Mitt Romney not running for president in 2016

Republican 2012 presidential nominee Mitt Romney (above) said Friday he will not make another White House run in 2016, following weeks of speculation he would mount another campaign. -- PHOTO: REUTERS
Republican 2012 presidential nominee Mitt Romney (above) said Friday he will not make another White House run in 2016, following weeks of speculation he would mount another campaign. -- PHOTO: REUTERS

WASHINGTON (AFP) - Former Republican presidential nominee Mitt Romney said Friday he will not run for the White House again in 2016, ending weeks of intense speculation that he would mount a third campaign.

“After putting considerable thought into making another run for president, I’ve decided it is best to give other leaders in the party the opportunity to become our next nominee,” Romney said during a conference call with supporters.

“I believe that one of our next generation of Republican leaders, one who may not be as well known as I am today, one who has not yet taken their message across the country, one who is just getting started, may well emerge as being better able to defeat the Democrat nominee.”

The announcement essentially ends Romney’s three-week public flirtation with a potential third campaign.

On Jan 9, he told donors he remained interested in the White House.

He subsequently gave two speeches, including one to the Republican National Committee, laying out his vision for themes to embrace should Republicans want to regain the White House after eight years of President Barack Obama.

Romney, 67, said Friday it was “unlikely” that circumstances would change his mind about running.

“Accordingly, I’m not... taking donations; I’m not hiring a campaign team,” he said.

And yet Romney expressed confidence he could have won, telling supporters he would have had enough funding to mount a campaign and noted he was well ahead in a recent Republican poll.

With his foreign policy focus and call for battling income inequality, “I would have the best chance of beating the eventual Democrat nominee,” Romney said.

Potential candidate Jeb Bush, perhaps the person with the most to gain from Romney dropping out because the two operate in the same middle lane of the Republican establishment, was quick to praise his would-be rival as a “patriot” and party leader.

“Though I’m sure today’s decision was not easy, I know that Mitt Romney will never stop advocating for renewing America’s promise,” Bush, a former Florida governor and the son and brother of two presidents, said in a statement.

Bush announced in December that he was “actively” exploring a presidential run.

BOON FOR BUSH

Romney and Bush were seen to be headed for a heated clash in the early months of the campaign, battling for crucial donor support and the backing of politicos, and hiring top campaign staff.

The pair met in Utah last week.

“Politics is a zero sum game. There’s always a winner and a loser in every transaction,” Quinnipiac University Poll assistant director Peter Brown told AFP of Romney’s announcement.

“The winner is Jeb Bush. Bush just lost his major competitor to be the center right candidate in the Republican Party.”

Romney, a wealthy businessman and former governor of Massachusetts, said in recent speeches that the party needed to make income inequality and poverty alleviation key planks in the presidential race.

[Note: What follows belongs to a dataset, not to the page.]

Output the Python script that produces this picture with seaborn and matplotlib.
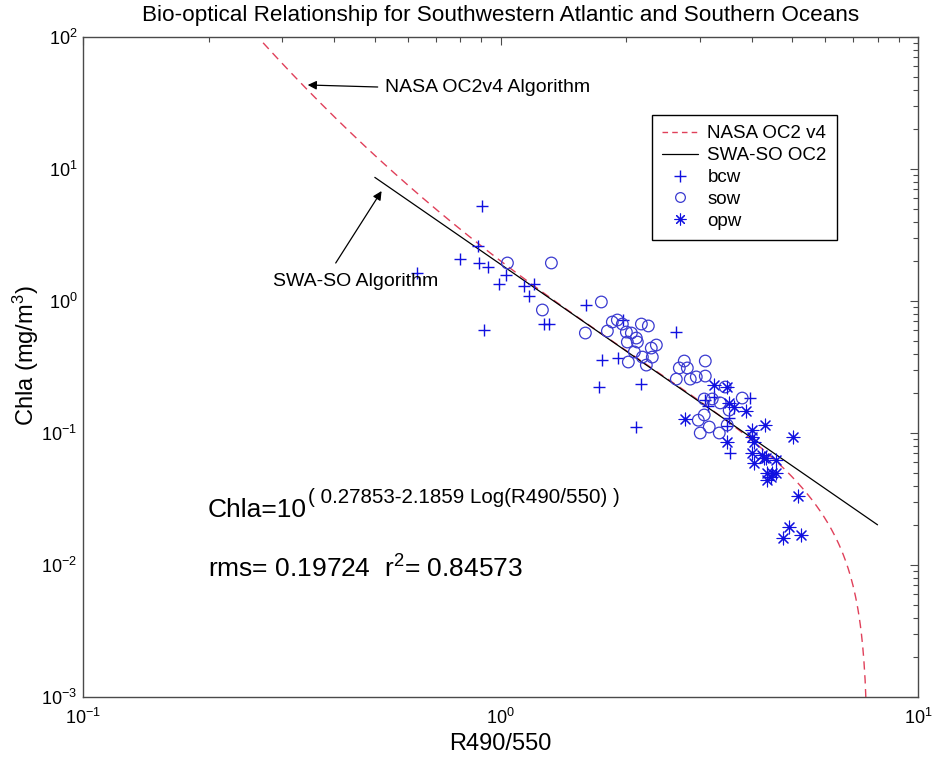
import numpy as np
import matplotlib
matplotlib.use("Agg")
import matplotlib.pyplot as plt
from matplotlib.lines import Line2D
import seaborn as sns

# ---------------- data ----------------
bcw_x = [0.630, 0.802, 0.881, 0.901, 0.886, 0.931, 0.911, 0.994, 1.028, 1.141,
         1.206, 1.167, 1.274, 1.310, 1.606, 1.969, 2.637, 1.754, 1.916, 1.725,
         2.175, 2.115, 3.094, 3.251, 3.145, 3.964, 3.529, 3.491, 3.549]
bcw_y = [1.630, 2.081, 2.610, 5.245, 1.941, 1.810, 0.603, 1.345, 1.574, 1.299,
         1.345, 1.091, 0.669, 0.669, 0.933, 0.718, 0.582, 0.357, 0.370, 0.223,
         0.235, 0.111, 0.178, 0.187, 0.160, 0.184, 0.130, 0.113, 0.0706]

sow_x = [1.039, 1.324, 1.260, 1.744, 1.597, 1.853, 1.905, 1.958, 1.803, 2.175,
         2.260, 2.002, 2.058, 2.115, 2.013, 2.127, 2.362, 2.297, 2.092, 2.187,
         2.310, 2.024, 2.235, 2.755, 3.094, 2.681, 2.802, 2.637, 2.848, 2.944,
         3.094, 3.453, 3.076, 3.215, 3.360, 3.793, 3.076, 3.529, 2.977, 3.162,
         3.009, 3.342, 3.491]
sow_y = [1.941, 1.941, 0.855, 0.983, 0.572, 0.693, 0.718, 0.669, 0.592, 0.669,
         0.647, 0.582, 0.572, 0.524, 0.489, 0.489, 0.464, 0.440, 0.411, 0.376,
         0.376, 0.345, 0.327, 0.351, 0.351, 0.311, 0.311, 0.256, 0.256, 0.266,
         0.270, 0.223, 0.181, 0.181, 0.169, 0.184, 0.137, 0.149, 0.125, 0.111,
         0.100, 0.100, 0.115]

opw_x = [3.251, 3.491, 3.529, 3.629, 3.877, 2.771, 4.305, 4.007, 4.007, 4.052,
         5.023, 3.491, 4.007, 4.052, 4.234, 4.281, 4.328, 4.574, 4.352, 4.474,
         4.574, 4.449, 4.352, 5.164, 4.914, 5.250, 4.754]
opw_y = [0.231, 0.223, 0.169, 0.157, 0.147, 0.128, 0.115, 0.1054, 0.0933, 0.0855,
         0.0933, 0.0855, 0.0706, 0.0593, 0.0681, 0.0647, 0.0647, 0.0624, 0.0498, 0.0498,
         0.0498, 0.0464, 0.0441, 0.0333, 0.0194, 0.0169, 0.0160]

# algorithm coefficients (NASA OC2v4 polynomial, SWA-SO fit shown on the chart)
nasa_coef = [0.319, -2.336, 0.879, -0.135]
nasa_offset = -0.071
nasa_range = [0.27, 7.52]
swa_coef = [0.27853, -2.1859]
swa_range = [0.5, 8.0]

legend_labels = ["NASA OC2 v4", "SWA-SO OC2", "bcw", "sow", "opw"]
title = "Bio-optical Relationship for Southwestern Atlantic and Southern Oceans"
xlabel = "R490/550"
ylabel = r"Chla (mg/m$^{3}$)"
formula_main = "Chla=10"
formula_sup = "( 0.27853-2.1859 Log(R490/550) )"
stats_text = r"rms= 0.19724  r$^{2}$= 0.84573"

# ---------------- style ----------------
sns.set_style("white")
plt.rcParams['font.family'] = ['Liberation Sans', 'DejaVu Sans']
plt.rcParams['mathtext.fontset'] = 'custom'
plt.rcParams['mathtext.rm'] = 'Liberation Sans'
plt.rcParams['mathtext.it'] = 'Liberation Sans:italic'
plt.rcParams['mathtext.bf'] = 'Liberation Sans:bold'
plt.rcParams['axes.unicode_minus'] = False
plt.rcParams['text.color'] = 'black'
plt.rcParams['axes.labelcolor'] = 'black'
plt.rcParams['xtick.labelcolor'] = 'black'
plt.rcParams['ytick.labelcolor'] = 'black'

RED = '#e0405a'
BLUE = '#1010e0'
CIRC = '#3a3ad0'
AXC = '#4a4a4a'

fig = plt.figure(figsize=(9.33, 7.63), dpi=100)
ax = fig.add_axes([83/933, 1-697/763, 835/933, 660/763])

# curves
xn = np.logspace(np.log10(nasa_range[0]), np.log10(nasa_range[1]), 500)
rn = np.log10(xn)
yn = 10**(nasa_coef[0] + nasa_coef[1]*rn + nasa_coef[2]*rn**2 + nasa_coef[3]*rn**3) + nasa_offset
xs = np.logspace(np.log10(swa_range[0]), np.log10(swa_range[1]), 100)
ys = 10**(swa_coef[0] + swa_coef[1]*np.log10(xs))

sns.lineplot(x=xn, y=yn, ax=ax, color=RED, lw=1.0, linestyle=(0, (6, 4)),
             sort=False, estimator=None, zorder=2)
sns.lineplot(x=xs, y=ys, ax=ax, color='black', lw=0.9, sort=False,
             estimator=None, zorder=2)

MS = 70
sns.scatterplot(x=bcw_x, y=bcw_y, ax=ax, marker='+', color=BLUE, s=MS,
                linewidth=1.0, legend=False, zorder=3)
sns.scatterplot(x=sow_x, y=sow_y, ax=ax, marker='o', facecolors='none',
                edgecolor=CIRC, s=MS, linewidth=0.9, legend=False, zorder=3)
sns.scatterplot(x=opw_x, y=opw_y, ax=ax, marker=(8, 2, 0), color=BLUE, s=85,
                linewidth=0.8, legend=False, zorder=3)

ax.set_xscale('log')
ax.set_yscale('log')
ax.set_xlim(0.1, 10)
ax.set_ylim(1e-3, 1e2)

for s in ax.spines.values():
    s.set_color(AXC)
    s.set_linewidth(1.0)
    s.set_visible(True)
ax.tick_params(which='both', direction='in', top=True, right=True, color=AXC,
               labelsize=13, width=0.8, labelcolor='black')
ax.tick_params(which='major', length=6)
ax.tick_params(which='minor', length=3.5)
ax.tick_params(axis='x', which='major', pad=8)
ax.tick_params(axis='y', which='major', pad=4)
ax.grid(False)

ax.set_xlabel(xlabel, fontsize=17, color='black')
ax.set_ylabel(ylabel, fontsize=17, color='black')
ax.xaxis.set_label_coords(0.5, -0.054)
ax.yaxis.set_label_coords(-0.050, 0.517)
fig.text(501/933, 1-15/763, title, ha='center', va='center', fontsize=16.2,
         color='black')

# annotations
ax.annotate("", xy=(0.3453, 43.3), xytext=(0.508, 41.8),
            arrowprops=dict(arrowstyle='-|>', color='black', lw=0.9,
                            mutation_scale=13, shrinkA=0, shrinkB=0))
ax.text(0.528, 41.8, "NASA OC2v4 Algorithm", fontsize=14, ha='left', va='center',
        color='black')
ax.annotate("", xy=(0.519, 6.81), xytext=(0.403, 1.94),
            arrowprops=dict(arrowstyle='-|>', color='black', lw=0.9,
                            mutation_scale=13, shrinkA=0, shrinkB=0))
ax.text(0.2848, 1.393, "SWA-SO Algorithm", fontsize=14, ha='left', va='center',
        color='black')

ax.text(0.1497, 0.2727, formula_main, transform=ax.transAxes, fontsize=19,
        ha='left', va='baseline', color='black')
ax.text(0.2695, 0.294, formula_sup, transform=ax.transAxes, fontsize=14.8,
        ha='left', va='baseline', color='black')
ax.text(0.1497, 0.1803, stats_text, transform=ax.transAxes, fontsize=19,
        ha='left', va='baseline', color='black')

# legend
handles = [
    Line2D([], [], color=RED, lw=1.0, linestyle=(0, (4, 3))),
    Line2D([], [], color='black', lw=0.9),
    Line2D([], [], color=BLUE, marker='+', ls='none', ms=8, mew=1.0),
    Line2D([], [], color=CIRC, marker='o', mfc='none', ls='none', ms=7, mew=0.9),
    Line2D([], [], color=BLUE, marker=(8, 2, 0), ls='none', ms=8.5, mew=0.8),
]
leg = ax.legend(handles, legend_labels, loc='upper left',
                bbox_to_anchor=((652-83)/835, (697-115)/660), fontsize=13.5,
                frameon=True, fancybox=False, edgecolor='black', framealpha=1,
                borderpad=0.55, labelspacing=0.25, handlelength=1.9,
                handletextpad=0.5, borderaxespad=0, labelcolor='black')
leg.get_frame().set_linewidth(1.0)

fig.savefig("out.png", dpi=100)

He amassed a fortune as a venture capitalist, and Obama’s 2012 campaign successfully painted him as an out-of-touch millionaire.

Romney joked about his own financial comfort Wednesday, saying money was no motivator for a presidential run.

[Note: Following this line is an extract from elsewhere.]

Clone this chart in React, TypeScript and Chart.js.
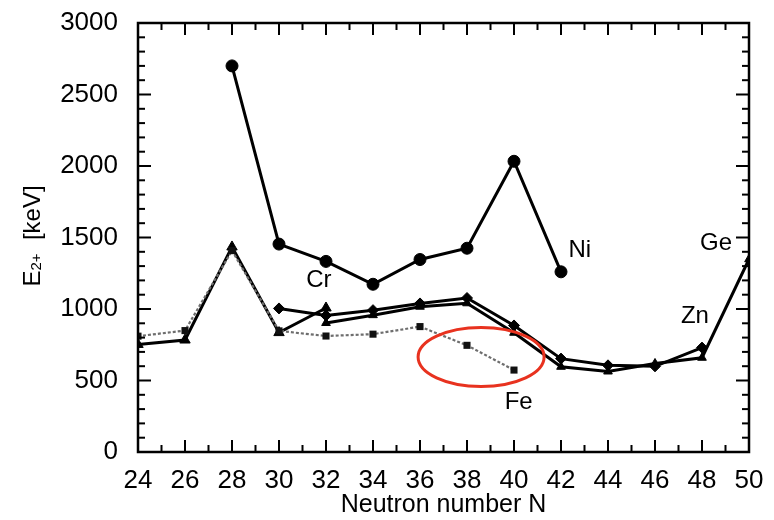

“I’m not even thinking about getting rich from the speaking fees after I leave office,” he quipped.

“As you no doubt heard, I’m already rich.”

Romney’s campaign suffered in 2012 when a tape surfaced of him saying “47 per cent” of Americans would never vote for him because they were dependent on government benefits.

He had also struggled to counter the image that was stuck on him in the 2012 primary battles and beyond – that of a policy flip-flopper with awkward social skills and questionable concern for America’s struggling middle class.

Despite lingering doubts about his opposition on hot-button social issues like gay marriage and abortion, he handily won the Republican nomination that year.

He lost the nomination to John McCain in 2008, the year Democratic nominee Barack Obama was elected president.

Romney may not have had such a smooth ride this round, with at least a dozen Republicans circling in the campaign pool, apparently poised to officially launch presidential campaigns.

One is Senator Rand Paul, who emitted what amounted to a political sigh of relief on Twitter.

“I hope to work together with Mitt to grow our party and lead our country forward,” Paul said.